1. Let |realm| be [=this=]'s [=relevant realm=].
1. If |graph|.{{MLGraph/[[context]]}} is not [=this=], then return [=a new promise=] [=rejected=] with a {{TypeError}}.
1. If |graph|.{{MLGraph/[[context]]}}.{{MLContext/[[contextType]]}} is not "[=context type/default=]", then return [=a new promise=] [=rejected=] with an "{{OperationError}}" {{DOMException}}.
1. [=map/For each=] |name| → |descriptor| of |graph|.{{MLGraph/[[inputDescriptors]]}}:
1. If |inputs|[|name|] does not [=map/exist=], then return [=a new promise=] [=rejected=] with a {{TypeError}}.

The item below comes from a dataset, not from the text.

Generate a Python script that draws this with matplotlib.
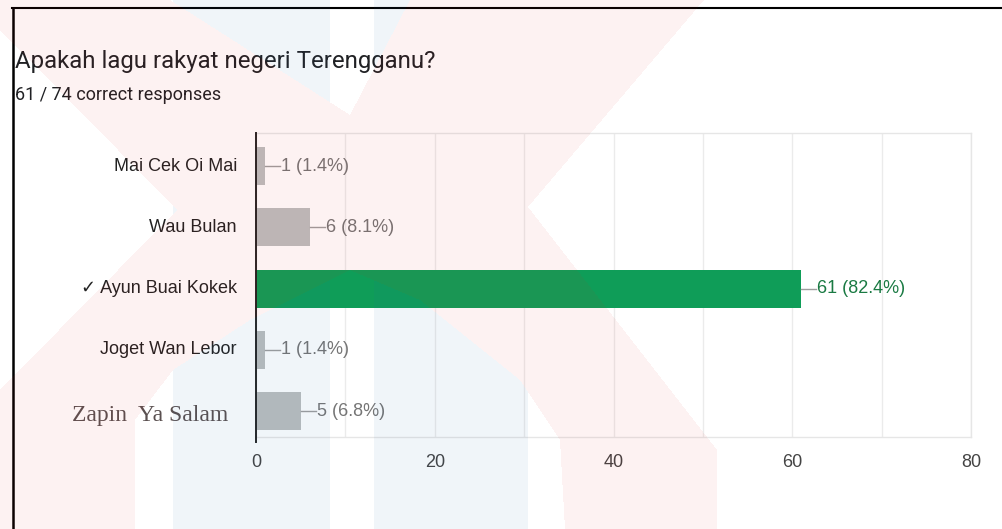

1. If [=validating buffer with descriptor=] given |inputs|[|name|] and |descriptor| returns false, then return [=a new promise=] [=rejected=] with a {{TypeError}}.
1. [=map/For each=] |name| → |resource| of |outputs|:
1. If |graph|.{{MLGraph/[[outputDescriptors]]}}[|name|] does not [=map/exist=], then return [=a new promise=] [=rejected=] with a {{TypeError}}.
1. If [=validating buffer with descriptor=] given |resource| and |graph|.{{MLGraph/[[outputDescriptors]]}}[|name|] returns false, then return [=a new promise=] [=rejected=] with a {{TypeError}}.
1. Let |transferredInputs| be the result of [=MLNamedArrayBufferViews/transfer|transferring=] {{MLNamedArrayBufferViews}} |inputs| with |realm|. If that threw an exception, then return [=a new promise=] [=rejected=] with that exception.
1. Let |transferredOutputs| be the result of [=MLNamedArrayBufferViews/transfer|transferring=] {{MLNamedArrayBufferViews}} |outputs| with |realm|. If that threw an exception, then return [=a new promise=] [=rejected=] with that exception.
1. Let |promise| be [=a new promise=].
1. Run the following steps [=in parallel=]:
1. Invoke [=execute graph=] given |graph|, |transferredInputs| and |transferredOutputs|. If that returns an error, then [=queue an ML task=] with |global| to [=reject=] |promise| with an equivalent error in |realm| and abort these steps.